**What to work on**
Skipping all pictures, set down the lines of the listing from the first through the one with "return fig.add_axes([left /".

**Supplied data**
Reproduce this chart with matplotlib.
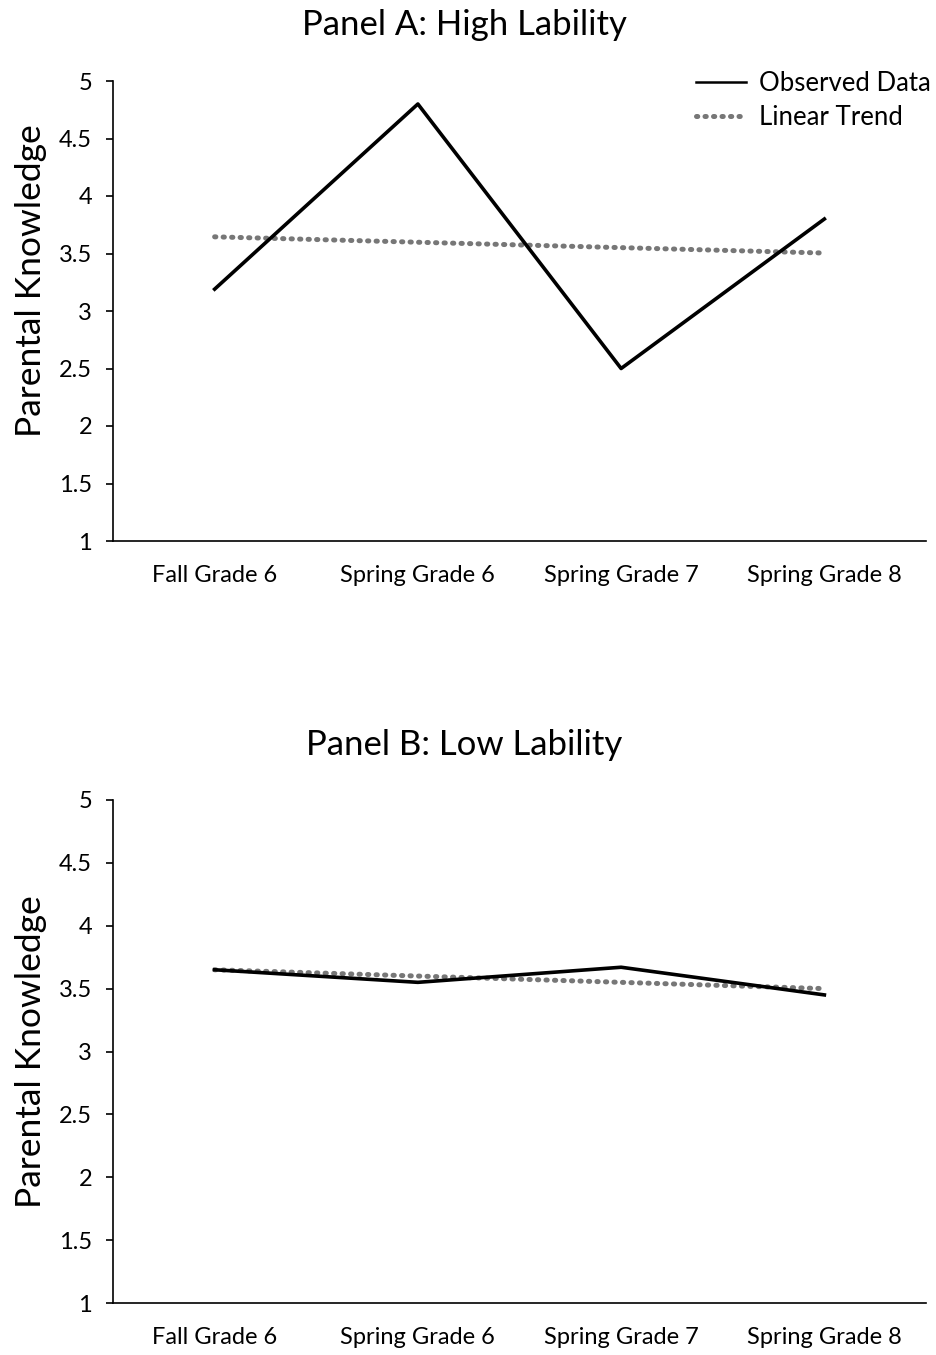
import matplotlib
matplotlib.use("Agg")
import matplotlib.pyplot as plt
from matplotlib.lines import Line2D

plt.rcParams['font.family'] = ['Lato', 'DejaVu Sans']

categories = ["Fall Grade 6", "Spring Grade 6", "Spring Grade 7", "Spring Grade 8"]
high_observed = [3.19, 4.80, 2.50, 3.80]
high_trend = [3.645, 3.598, 3.551, 3.504]
low_observed = [3.65, 3.55, 3.67, 3.45]
low_trend = [3.65, 3.60, 3.55, 3.50]
y_ticks = [1, 1.5, 2, 2.5, 3, 3.5, 4, 4.5, 5]
y_tick_labels = ["1", "1.5", "2", "2.5", "3", "3.5", "4", "4.5", "5"]

W, H = 936, 1355
fig = plt.figure(figsize=(W / 100, H / 100), dpi=100)

TREND_COLOR = "#777777"
TREND_STYLE = (0, (0.25, 1.45))

def px_axes(left, top, right, bottom):
    return fig.add_axes([left / W, (H - bottom) / H, (right - left) / W, (bottom - top) / H])

def style(ax, title, title_y, label_y):
    x = list(range(len(categories)))
    ax.set_xlim(-0.5, 3.5)
    ax.set_ylim(1, 5)
    ax.set_yticks(y_ticks)
    ax.set_yticklabels(y_tick_labels)
    ax.set_xticks(x)
    ax.set_xticklabels(categories)
    for s in ["top", "right"]:
        ax.spines[s].set_visible(False)
    for s in ["left", "bottom"]:
        ax.spines[s].set_linewidth(1.2)
        ax.spines[s].set_color("black")
    ax.tick_params(axis="y", length=5, width=1.2, pad=10, labelsize=17)
    ax.tick_params(axis="x", length=0, pad=17, labelsize=17)
    ax.set_ylabel("Parental Knowledge", fontsize=25.5)
    ax.yaxis.set_label_coords(-(113 - 47) / 813, label_y)
    fig.text(464 / W, 1 - title_y / H, title, ha="center", va="center", fontsize=25)

x = list(range(len(categories)))
axA = px_axes(113, 81, 926, 541)
axA.plot(x, high_trend, color=TREND_COLOR, lw=3.6, linestyle=TREND_STYLE, dash_capstyle="round")
axA.plot(x, high_observed, color="black", lw=2.6)
style(axA, "Panel A: High Lability", 25, 0.565)
handles = [Line2D([], [], color="black", lw=1.8),
           Line2D([], [], color=TREND_COLOR, lw=3.6, linestyle=TREND_STYLE, dash_capstyle="round")]
axA.legend(handles, ["Observed Data", "Linear Trend"], loc="upper right", bbox_to_anchor=(1.018, 1.045),
           frameon=False, fontsize=18.5, handlelength=1.95, handletextpad=0.5, labelspacing=0.35,
           borderaxespad=0)

axB = px_axes(113, 800, 926, 1303)
axB.plot(x, low_trend, color=TREND_COLOR, lw=3.6, linestyle=TREND_STYLE, dash_capstyle="round")
axB.plot(x, low_observed, color="black", lw=2.6)
style(axB, "Panel B: Low Lability", 745, 0.5)

fig.savefig("out.png", dpi=100)
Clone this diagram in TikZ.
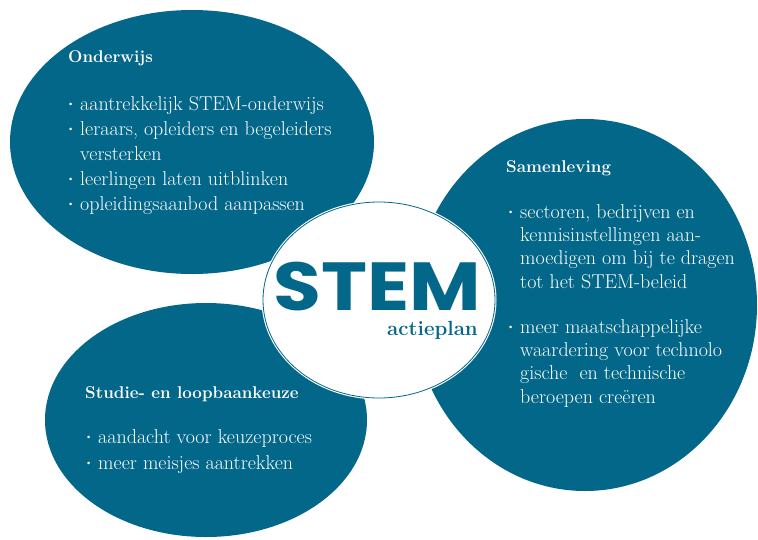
\documentclass[tikz,border=0pt]{standalone}
\usepackage{fontspec}
\newfontfamily\stemfont{Poppins}
\usetikzlibrary{shapes.geometric}

\definecolor{stemblue}{RGB}{3,103,138}

% bullet and hanging indent for the item lists
\newcommand\stembul{\makebox[13pt][l]{\raisebox{.45ex}{\fontsize{9}{9}\selectfont\textbullet}}}
\newcommand\stemind{\hspace*{13pt}}

\begin{document}
\begin{tikzpicture}[%
    x=1pt, y=-1pt,              % Work in pixel-like units, y pointing down
    ]
% -------------------------------------------------
% Styles for the bubbles and their texts
% (multi-line texts sit on the baseline of their last line)
\tikzset{
  blob/.style={ellipse, fill=stemblue, inner sep=0pt},
  hub/.style={ellipse, fill=white, draw=stemblue, line width=0.8pt,
    preaction={draw=white, line width=3pt}, inner sep=0pt},
  head/.style={anchor=base west, inner sep=0pt, text=white,
    font=\fontsize{17}{20}\selectfont\bfseries},
  txt/.style={anchor=base west, inner sep=0pt, text=white, align=left}
}
\useasboundingbox (0,0) rectangle (758,539);
% -------------------------------------------------
% The three outer bubbles, then the hub on top
\node [blob, minimum width=364pt, minimum height=264pt] (onderwijs) at (192,142) {};
\node [blob, minimum width=322pt, minimum height=234pt] (keuze) at (206,420) {};
\node [blob, minimum width=344pt, minimum height=372pt] (samenleving) at (585,305) {};
\node [hub, minimum width=232pt, minimum height=196pt] (stem) at (379,300) {};

% -------------------------------------------------
% Texts
\node [head] (onderwijs-t) at (68,62) {Onderwijs};
\node [txt, font=\fontsize{20}{25}\selectfont] (onderwijs-l) at (67,210)
  {\stembul aantrekkelijk STEM-onderwijs\\
   \stembul leraars, opleiders en begeleiders\\
   \stemind versterken\\
   \stembul leerlingen laten uitblinken\\
   \stembul opleidingsaanbod aanpassen};

\node [head] (samenleving-t) at (506,172) {Samenleving};
\node [txt, font=\fontsize{20}{23.3}\selectfont] (samenleving-l) at (507,403)
  {\stembul sectoren, bedrijven en\\
   \stemind kennisinstellingen aan-\\
   \stemind moedigen om bij te dragen\\
   \stemind tot het STEM-beleid\\[21.7pt]
   \stembul meer maatschappelijke\\
   \stemind waardering voor technolo\\
   \stemind gische\ \ en technische\\
   \stemind beroepen creëren};

\node [head] (keuze-t) at (85,398) {Studie- en loopbaankeuze};
\node [txt, font=\fontsize{20}{26}\selectfont] (keuze-l) at (85,469)
  {\stembul aandacht voor keuzeproces\\
   \stembul meer meisjes aantrekken};

\node [anchor=base west, inner sep=0pt, text=stemblue,
  font=\stemfont\bfseries\fontsize{68}{68}\selectfont] (stem-t) at (273,310)
  {\scalebox{1.145}[1]{STEM}};
\node [anchor=base east, inner sep=0pt, text=stemblue,
  font=\fontsize{20.5}{20.5}\selectfont\bfseries] (stem-p) at (478,335) {actieplan};
% -------------------------------------------------
\end{tikzpicture}
\end{document}
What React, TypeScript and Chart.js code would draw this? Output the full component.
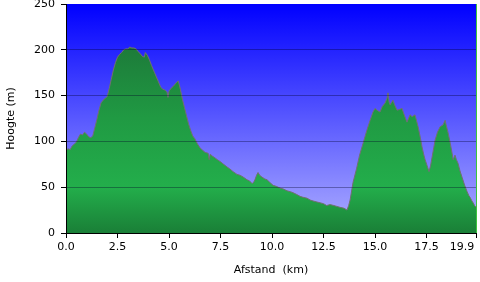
import React, { useEffect, useRef } from 'react';
import { Chart, registerables } from 'chart.js';

Chart.register(...registerables);

const distanceKm = [
  0.0, 0.1, 0.2, 0.3, 0.4, 0.5, 0.6, 0.7, 0.8, 0.9, 1.0, 1.1, 1.2, 1.3, 1.4, 1.5, 1.6, 1.7, 1.8, 1.9,
  2.0, 2.1, 2.2, 2.3, 2.4, 2.5, 2.6, 2.7, 2.8, 2.9, 3.0, 3.1, 3.2, 3.3, 3.4, 3.5, 3.6, 3.7, 3.8, 3.85,
  3.95, 4.05, 4.15, 4.3, 4.45, 4.6, 4.7, 4.8, 4.9, 4.95, 5.0, 5.1, 5.2, 5.35, 5.45, 5.55, 5.65, 5.75, 5.85, 5.95,
  6.05, 6.15, 6.25, 6.36, 6.5, 6.6, 6.75, 6.9, 6.95, 7.0, 7.1, 7.23, 7.35, 7.48, 7.65, 7.82, 7.95, 8.11, 8.3, 8.45,
  8.6, 8.79, 8.9, 9.03, 9.1, 9.17, 9.25, 9.32, 9.4, 9.51, 9.65, 9.76, 9.9, 10.05, 10.2, 10.39, 10.55, 10.73, 10.9, 11.02,
  11.2, 11.36, 11.5, 11.7, 11.85, 11.99, 12.15, 12.33, 12.5, 12.65, 12.82, 13.0, 13.15, 13.3, 13.5, 13.64, 13.72, 13.79, 13.93, 14.1,
  14.25, 14.42, 14.6, 14.76, 14.9, 15.0, 15.1, 15.24, 15.35, 15.49, 15.58, 15.63, 15.68, 15.73, 15.87, 15.95, 16.07, 16.2, 16.31, 16.4,
  16.55, 16.7, 16.8, 16.94, 17.09, 17.2, 17.28, 17.36, 17.43, 17.52, 17.62, 17.7, 17.77, 17.85, 17.91, 18.03, 18.16, 18.3, 18.4, 18.45,
  18.54, 18.65, 18.74, 18.79, 18.88, 18.95, 19.03, 19.12, 19.22, 19.35, 19.47, 19.55, 19.61, 19.7, 19.76, 19.83, 19.9,
];

const elevationM = [
  90, 92, 91, 95, 97, 99, 104, 108, 107, 110, 108, 105, 104, 106, 115, 124, 134, 142, 145, 147,
  149, 158, 168, 178, 186, 192, 195, 197, 200, 201, 201, 203, 202, 202, 201, 198, 196, 193, 192, 197,
  194, 189, 183, 175, 167, 159, 157, 156, 154, 148, 155, 158, 160, 164, 166, 157, 146, 137, 128, 119,
  112, 106, 103, 98, 93, 91, 88, 87, 80, 86, 84, 82, 80, 78, 75, 72, 70, 67, 64, 63,
  61, 58, 57, 54, 55, 58, 63, 66, 63, 61, 59, 58, 55, 52, 51, 49, 48, 46, 45, 44,
  42, 40, 39, 38, 36, 35, 34, 33, 32, 30, 31, 30, 29, 28, 27, 25, 30, 36, 55, 70,
  85, 98, 112, 123, 132, 136, 134, 132, 138, 142, 147, 153, 143, 140, 145, 140, 134, 135, 136, 130,
  121, 129, 127, 129, 116, 104, 94, 86, 80, 74, 67, 74, 83, 93, 101, 110, 116, 118, 123, 118,
  110, 98, 87, 80, 85, 80, 76, 68, 61, 52, 45, 41, 39, 35, 33, 30, 28,
];

const xTickValues = [0, 2.5, 5, 7.5, 10, 12.5, 15, 17.5, 19.9];
const yTickValues = [0, 50, 100, 150, 200, 250];

const FONT = { family: 'DejaVu Sans', size: 11 };

const backgroundPlugin = {
  id: 'plotBackground',
  beforeDraw(chart: any) {
    const { ctx, chartArea } = chart;
    if (!chartArea) return;
    const { left, top, right, bottom } = chartArea;
    const g = ctx.createLinearGradient(0, top, 0, bottom);
    g.addColorStop(0, '#0000ff');
    g.addColorStop(1, '#b0b0ff');
    ctx.save();
    ctx.fillStyle = g;
    ctx.fillRect(left, top, right - left, bottom - top);
    ctx.restore();
  },
};

export default function App() {
  const canvasRef = useRef<HTMLCanvasElement | null>(null);

  useEffect(() => {
    const canvas = canvasRef.current;
    if (!canvas) return;
    const points = distanceKm.map((x, i) => ({ x, y: elevationM[i] }));

    const chart = new Chart(canvas, {
      type: 'line',
      data: {
        datasets: [
          {
            data: points,
            borderColor: '#707070',
            borderWidth: 1,
            pointRadius: 0,
            tension: 0,
            fill: 'origin',
            backgroundColor: (c: any) => {
              const ca = c.chart.chartArea;
              if (!ca) return '#22a045';
              const g = c.chart.ctx.createLinearGradient(0, ca.top, 0, ca.bottom);
              g.addColorStop(0, '#176634');
              g.addColorStop(0.2, '#1d7c3a');
              g.addColorStop(0.5, '#209a43');
              g.addColorStop(0.8, '#23ae4b');
              g.addColorStop(1, '#1a7f37');
              return g;
            },
          },
        ],
      },
      options: {
        animation: false,
        responsive: false,
        layout: { autoPadding: false, padding: { left: 0, top: 4, right: 4, bottom: 0 } },
        plugins: { legend: { display: false }, tooltip: { enabled: false } },
        scales: {
          x: {
            type: 'linear',
            min: 0,
            max: 19.9,
            afterBuildTicks: (s: any) => {
              s.ticks = xTickValues.map((value) => ({ value }));
            },
            afterFit: (s: any) => {
              s.height = 49;
              s.paddingLeft = 0;
              s.paddingRight = 0;
            },
            grid: {
              z: 1,
              color: (c: any) => (c.tick && c.tick.value === 19.9 ? '#3cc43c' : 'rgba(0,0,0,0)'),
              tickColor: '#000',
              tickLength: 5,
            },
            border: { color: '#000', width: 1, z: 2 },
            ticks: {
              color: '#000',
              font: FONT,
              padding: 3,
              maxRotation: 0,
              autoSkip: false,
              callback: (v: any) => (Number(v) === 19.9 ? '19.9        ' : Number(v).toFixed(1)),
            },
            title: {
              display: true,
              text: 'Afstand  (km)',
              color: '#000',
              font: FONT,
              padding: { top: 0, bottom: 5 },
            },
          },
          y: {
            min: 0,
            max: 250,
            afterBuildTicks: (s: any) => {
              s.ticks = yTickValues.map((value) => ({ value }));
            },
            afterFit: (s: any) => {
              s.width = 66;
              s.paddingTop = 0;
              s.paddingBottom = 0;
            },
            grid: {
              z: 1,
              color: (c: any) =>
                c.tick && (c.tick.value === 0 || c.tick.value === 250) ? 'rgba(0,0,0,0)' : 'rgba(0,0,40,0.35)',
              tickColor: '#000',
              tickLength: 5,
            },
            border: { color: '#000', width: 1, z: 2 },
            ticks: { color: '#000', font: FONT, padding: 6 },
            title: {
              display: true,
              text: 'Hoogte (m)',
              color: '#000',
              font: FONT,
              padding: { top: 5, bottom: 0 },
            },
          },
        },
      },
      plugins: [backgroundPlugin],
    } as any);

    return () => chart.destroy();
  }, []);

  return (
    <div style={{ position: 'absolute', left: 0, top: 0, width: 480, height: 282 }}>
      <canvas ref={canvasRef} width={480} height={282} />
    </div>
  );
}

**Answer for this exercise**
Reproduce this chart with matplotlib.
import matplotlib
matplotlib.use("Agg")
import matplotlib.pyplot as plt
from matplotlib.lines import Line2D

plt.rcParams['font.family'] = ['Lato', 'DejaVu Sans']

categories = ["Fall Grade 6", "Spring Grade 6", "Spring Grade 7", "Spring Grade 8"]
high_observed = [3.19, 4.80, 2.50, 3.80]
high_trend = [3.645, 3.598, 3.551, 3.504]
low_observed = [3.65, 3.55, 3.67, 3.45]
low_trend = [3.65, 3.60, 3.55, 3.50]
y_ticks = [1, 1.5, 2, 2.5, 3, 3.5, 4, 4.5, 5]
y_tick_labels = ["1", "1.5", "2", "2.5", "3", "3.5", "4", "4.5", "5"]

W, H = 936, 1355
fig = plt.figure(figsize=(W / 100, H / 100), dpi=100)

TREND_COLOR = "#777777"
TREND_STYLE = (0, (0.25, 1.45))

def px_axes(left, top, right, bottom):
    return fig.add_axes([left / W, (H - bottom) / H, (right - left) / W, (bottom - top) / H])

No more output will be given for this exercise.